Knapsack II

Dyalog
APL
Author

Felix Flath

Published

August 6, 2022

Intro

In the previous knapsack post we showed a basic branch and bound approach to solving the knapsack problem. This is a notebook of experiments on different ways to improve the performance .

Functions

See the previous knapsack post for what these are and how they fit.

branch←{⍪,((,/,∘0),(,/,∘1))⍤1⊢⍵}
]dinput
weight←{
    c mw is←⍺           ⍝ split the right argument into components count, max weight, and items
    vs ws←↓⍉↑is         ⍝ extract a list of values and a list of weights from the item lis
    psolution←c↑⍵       ⍝ pad the partial solution with 0s to the lenght of the item list
    +/ws∧psolution      ⍝ use the partial solution as a mask to select the weights of the items we take and sum them
}
]dinput
value←{
    c mw is←⍺
    mw≤⍺ weight ⍵ :0 ⍝ if the weight is more than the capacity the value is 0
    vs ws←↓⍉↑is
    psolution←c↑⍵
    +/vs∧psolution
}
]dinput
greedy←{
 c mw is←⍺
 cw←⍺ weight ⍵
 c ≤ ⍴⍵: ⍺ value ⍵ ⍝ stop if we have looked at all items
 mw=cw: ⍺ value ⍵  ⍝ stop if knapsack is full
 mw<cw: 0          ⍝ stop if knapsack is overfull
 v w←⊃is↓⍨⍴⍵       ⍝ drop items that have already been considered
 ⍺∇⍵,w≤mw-cw       ⍝ recurse with an additional item considered
}
]dinput
optimistic←{
     c mw is←⍺

     vs ws←↓⍉↑is

     cv ← ⍺ value ⍵
     cw ← ⍺ weight ⍵

     vs ws←↓⍉↑is↓⍨⍴⍵                     ⍝ drop the items already decided
     cw>mw:0                             ⍝ if the weight already exceeds max capacity return 0
     d←(⍴⍵)↓÷⌿⍤1⊢↑is                     ⍝ density
     cv++/d×ws⌊0⌈¯1↓(mw-cw),(mw-cw)-+\ws ⍝ current value plus optimistic guess for remainder

 }
]dinput
bound←{
     best ks←⍺
     ⍵⌿⍨best≤ks∘optimistic∘⊃⍤1⊢⍵    ⍝ filter branches where the best solution is less than the optimistic solution 
 }
]dinput
read_ks←{
     temp←↓⍎⍤1⊢↑⊃⎕NGET ⍵ 1
     count max_weight←⊃temp
     items←1↓temp
     items←items⌷⍨⊂⍒÷⌿⍤1⊢↑items
     count max_weight items
 }
]dinput
solver1←{
     c mw is←⍵
     g←⍵ greedy ⍬
     s←g ⍵∘bound∘branch⍣c⊢⍬
     ⊃(,s)⌷⍨⊂⍒⍵∘value∘⊃⍤1⊢s
}

Baseline

First lets make it easy to run experiments

'time' ⎕cy 'dfns'
]dinput
experiment←{
    knapsack←read_ks ⍵
    s←⍺⍺ time knapsack
    (knapsack value s) (knapsack weight s)
}
solver1 experiment 'ks_1000_0'
┌→───────┐ │25:06.61│ └────────┘ ┌→───────────┐ │109899 99999│ └~───────────┘

25 minutes for these particular 1000 items

Experiments

Bound

One of the issues is the how we prune branches. If we have too low of a value it doesn’t prune very many branches. The current solver only uses the greedy value and we never update this.

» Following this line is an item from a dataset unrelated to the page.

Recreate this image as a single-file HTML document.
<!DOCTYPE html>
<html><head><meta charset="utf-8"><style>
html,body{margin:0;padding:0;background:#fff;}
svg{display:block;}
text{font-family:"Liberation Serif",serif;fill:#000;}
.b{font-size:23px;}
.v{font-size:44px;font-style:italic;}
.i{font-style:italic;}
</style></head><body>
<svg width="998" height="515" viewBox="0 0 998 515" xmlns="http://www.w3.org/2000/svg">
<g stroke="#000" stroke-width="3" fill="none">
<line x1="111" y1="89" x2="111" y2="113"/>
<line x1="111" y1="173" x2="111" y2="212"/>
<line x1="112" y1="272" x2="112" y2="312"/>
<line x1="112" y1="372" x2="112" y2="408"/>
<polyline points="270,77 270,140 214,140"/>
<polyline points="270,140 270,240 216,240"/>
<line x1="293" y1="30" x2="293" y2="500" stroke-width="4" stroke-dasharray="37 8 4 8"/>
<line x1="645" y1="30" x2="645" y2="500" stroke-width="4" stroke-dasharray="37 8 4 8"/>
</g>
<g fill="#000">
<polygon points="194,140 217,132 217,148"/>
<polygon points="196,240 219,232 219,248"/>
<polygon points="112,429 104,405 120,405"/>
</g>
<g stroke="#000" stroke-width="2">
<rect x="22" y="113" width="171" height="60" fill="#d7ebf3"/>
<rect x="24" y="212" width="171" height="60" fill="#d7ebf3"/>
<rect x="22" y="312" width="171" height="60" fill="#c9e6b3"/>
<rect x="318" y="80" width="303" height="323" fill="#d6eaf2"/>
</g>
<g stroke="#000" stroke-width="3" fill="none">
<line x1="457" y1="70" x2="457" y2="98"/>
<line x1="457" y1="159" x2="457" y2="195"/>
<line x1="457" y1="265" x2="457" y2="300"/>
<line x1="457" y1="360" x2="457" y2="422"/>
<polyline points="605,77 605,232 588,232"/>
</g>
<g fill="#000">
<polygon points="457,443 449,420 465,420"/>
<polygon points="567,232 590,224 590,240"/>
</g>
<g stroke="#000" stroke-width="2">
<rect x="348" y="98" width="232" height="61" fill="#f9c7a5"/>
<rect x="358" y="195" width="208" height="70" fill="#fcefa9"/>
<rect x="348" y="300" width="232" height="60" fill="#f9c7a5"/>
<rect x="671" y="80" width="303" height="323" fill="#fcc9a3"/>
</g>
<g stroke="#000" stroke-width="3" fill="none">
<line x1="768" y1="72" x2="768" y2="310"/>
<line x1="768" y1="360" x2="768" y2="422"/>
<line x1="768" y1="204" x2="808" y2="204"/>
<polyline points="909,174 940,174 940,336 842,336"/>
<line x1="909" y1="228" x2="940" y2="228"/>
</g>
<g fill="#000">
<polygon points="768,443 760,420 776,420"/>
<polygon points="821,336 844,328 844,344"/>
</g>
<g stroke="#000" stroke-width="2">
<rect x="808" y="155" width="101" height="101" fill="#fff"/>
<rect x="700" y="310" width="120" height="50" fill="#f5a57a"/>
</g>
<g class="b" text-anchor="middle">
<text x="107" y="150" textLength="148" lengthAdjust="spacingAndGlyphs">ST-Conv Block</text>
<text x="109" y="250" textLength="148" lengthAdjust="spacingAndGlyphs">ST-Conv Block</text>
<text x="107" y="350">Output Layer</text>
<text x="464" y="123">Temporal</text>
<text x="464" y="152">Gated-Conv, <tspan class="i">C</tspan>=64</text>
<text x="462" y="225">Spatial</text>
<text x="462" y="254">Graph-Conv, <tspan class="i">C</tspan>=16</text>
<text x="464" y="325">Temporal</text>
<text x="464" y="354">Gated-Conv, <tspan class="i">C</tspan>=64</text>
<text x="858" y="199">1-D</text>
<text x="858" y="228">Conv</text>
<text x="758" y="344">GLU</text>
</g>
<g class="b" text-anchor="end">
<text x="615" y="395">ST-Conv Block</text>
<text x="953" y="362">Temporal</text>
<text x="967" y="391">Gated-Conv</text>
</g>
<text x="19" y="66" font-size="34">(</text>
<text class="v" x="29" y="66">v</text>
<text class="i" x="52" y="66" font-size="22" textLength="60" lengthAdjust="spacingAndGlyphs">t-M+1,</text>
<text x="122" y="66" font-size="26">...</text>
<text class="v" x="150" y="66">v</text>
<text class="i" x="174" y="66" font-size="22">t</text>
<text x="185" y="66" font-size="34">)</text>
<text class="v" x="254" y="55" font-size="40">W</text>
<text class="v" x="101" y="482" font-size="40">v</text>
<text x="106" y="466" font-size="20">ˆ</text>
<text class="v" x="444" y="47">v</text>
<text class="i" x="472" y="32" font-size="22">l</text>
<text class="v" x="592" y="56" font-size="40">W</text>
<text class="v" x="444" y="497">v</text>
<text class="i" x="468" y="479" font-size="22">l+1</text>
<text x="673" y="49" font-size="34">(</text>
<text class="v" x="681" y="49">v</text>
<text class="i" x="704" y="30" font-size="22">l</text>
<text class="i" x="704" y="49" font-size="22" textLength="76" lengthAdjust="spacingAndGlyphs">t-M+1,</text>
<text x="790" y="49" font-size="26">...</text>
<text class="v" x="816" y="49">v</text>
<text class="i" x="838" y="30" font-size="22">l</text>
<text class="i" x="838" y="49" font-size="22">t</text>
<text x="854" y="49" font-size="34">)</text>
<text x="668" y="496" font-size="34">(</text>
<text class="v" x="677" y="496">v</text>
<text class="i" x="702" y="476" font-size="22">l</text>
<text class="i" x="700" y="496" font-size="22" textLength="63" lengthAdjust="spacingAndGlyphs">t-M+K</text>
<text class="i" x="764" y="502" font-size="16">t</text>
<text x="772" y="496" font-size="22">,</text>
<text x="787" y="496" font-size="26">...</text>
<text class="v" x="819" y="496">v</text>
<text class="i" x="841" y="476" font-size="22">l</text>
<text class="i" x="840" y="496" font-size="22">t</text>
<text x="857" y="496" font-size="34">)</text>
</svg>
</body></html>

The way things currently work is we branch, we calculate the optimistic values and we compare. What if we branch, calculate the optimistic values, take the 5 highest value branches and use those as the starting point for our greedy algorithm. We take the highest value between those and use that to prune our branches.

]dinput
solver2_←{
    ks←⍺
    c mw is←ks
    branches←{⍵⌷⍨∘⊂∘⍒ ks∘optimistic∘⊃⍤1⊢⍵} branch ⍵
    best←⌈/ks∘greedy∘⊃⍤1⊢5↑branches
    ret←branches⌿⍨best≤ks∘optimistic∘⊃⍤1⊢branches
    ret
}
]dinput
solver2←{
    c mw is←⍵
    ss←⍵∘solver2_⍣(c-1)⊢ branch⍣2⊢⍬
    ⊃ss
}
solver2 ks19
┌→──────────┐ │12248 30996│ └~──────────┘
solver2 experiment 'ks_1000_0'
┌→────┐ │31.96│ └─────┘ ┌→───────────┐ │109899 99999│ └~───────────┘

Huge success. We went from 25 minutes to 32 seconds.